According to him, CFOs should play a vital role in ensuring the presence of robust talent base in the organization, ready to evolve with the changing needs. “A major chunk of traditional CFO functions can be automated while he would require some talent in his department to execute the rest of the job, so that he is free to get into high-value engagements for his company,’’ added Doctor.

Modern CFOs are expected to know stuff around cross-boarder deals, M&As, market expansions, industry-specific regulations, changing tax structures and all kinds statutory requirements. To meet these emerging challenges, the CFO community in particular and finance professionals in general need to undergo a comprehensive re-skilling, said Madhusudan Rao, chief convener, CII Karnataka panel on economic affairs, taxation and finance, also CFO at Ingersoll Rand.

Cognitive automation, supported by robotics and artificial intelligence, is increasingly getting into the finance departments of global enterprises. Entire functions around the management information systems (MIS) and creation of reports are already being handled by robots in certain companies.

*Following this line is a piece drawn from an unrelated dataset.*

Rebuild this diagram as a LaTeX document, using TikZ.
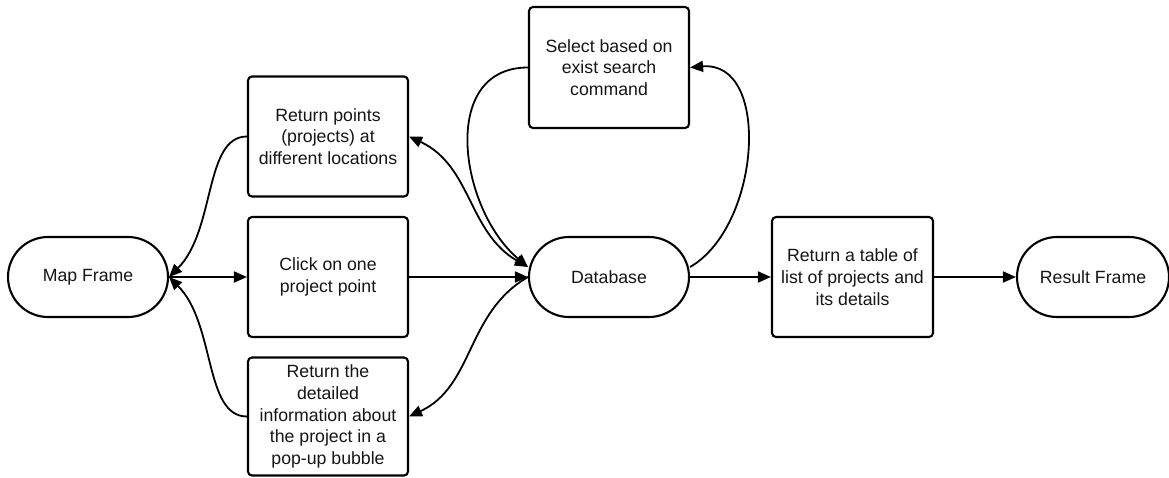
\documentclass[tikz,border=0pt]{standalone}
\usepackage{fontspec}
\setmainfont{Liberation Sans}
\usetikzlibrary{arrows.meta}
\definecolor{txt}{HTML}{151515}
\begin{document}
\begin{tikzpicture}[x=1pt,y=1pt,
  lbl/.style={font=\fontsize{17.7pt}{21.7pt}\selectfont, text=txt, align=center},
  box/.style={lbl, draw=black, line width=2.1pt, rounded corners=4pt,
    minimum width=160pt, minimum height=120pt, inner sep=0pt},
  term/.style={lbl, draw=black, line width=2.1pt, rounded corners=40pt,
    minimum width=160pt, minimum height=80pt, inner sep=0pt},
  conn/.style={line width=1.8pt, -{Triangle[length=13pt,width=11pt]}},
  dconn/.style={line width=1.8pt, {Triangle[length=13pt,width=11pt]}-{Triangle[length=13pt,width=11pt]}},
]
\useasboundingbox (0,0) rectangle (1169,-477);
% nodes
\node[term] (map) at (88,-277) {Map Frame};
\node[box] (rp) at (328,-136.5) {Return points\\(projects) at\\different locations};
\node[box] (click) at (328,-277) {Click on one\\project point};
\node[box, minimum height=118pt] (det) at (328,-416.5) {Return the\\detailed\\information about\\the project in a\\pop-up bubble};
\node[box, minimum height=121pt] (sel) at (609,-67.5) {Select based on\\exist search\\command};
\node[term] (db) at (609,-277) {Database};
\node[box, minimum width=161pt] (tab) at (852.5,-277) {Return a table of\\list of projects and\\its details};
\node[term, minimum width=152pt] (res) at (1093,-277) {Result Frame};
% connectors
\draw[conn] (map.east) -- (click.west);
\draw[conn] (rp.west) to[out=180,in=45,out distance=43pt,in distance=66pt] (map.east);
\draw[conn] (det.west) to[out=180,in=-45,out distance=43pt,in distance=66pt] (map.east);
\draw[conn] (click.east) -- (db.west);
\draw[dconn] (rp.east) to[out=-25,in=150] ([yshift=10pt]db.west);
\draw[conn] (sel.west) to[out=180,in=140,looseness=1.15] ([yshift=10pt]db.west);
\draw[conn] ([yshift=10pt]db.east) to[out=30,in=5,looseness=1.05] (sel.east);
\draw[conn] (db.west) to[out=210,in=25] (det.east);
\draw[conn] (db.east) -- (tab.west);
\draw[conn] (tab.east) -- (res.west);
\end{tikzpicture}
\end{document}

For instance, Infosys generates some 30,000 invoices a month and it used to take months to complete the work. “Now a robot does it for us, in just six hours,’’ said Jayesh Sanghrajka, deputy CFO at Infosys. Most speakers at the CII-hosted CFO Conclave felt that GST was not a tax issue, but a serious technology and compliance issue that companies are still struggling to get it fixed.

However, Narendar Pani, economist at Indian Institute of Advanced Studies, said, “CFOs cannot focus entirely on strategy at a time when we have demonetisation and GST. There is pressure on the CFO to look at the immediate. Today there is so much discussion on demonetisation and GST that we have shifted our focus from the structural changes that have taken place in the Indian economy.’’

With two biggest back-to-back reforms, demonetisation and GST, the Indian economy is witnessing unrest and demanding high level of preparedness by organisations and government agencies to manage changes in the IT systems and the taxation process.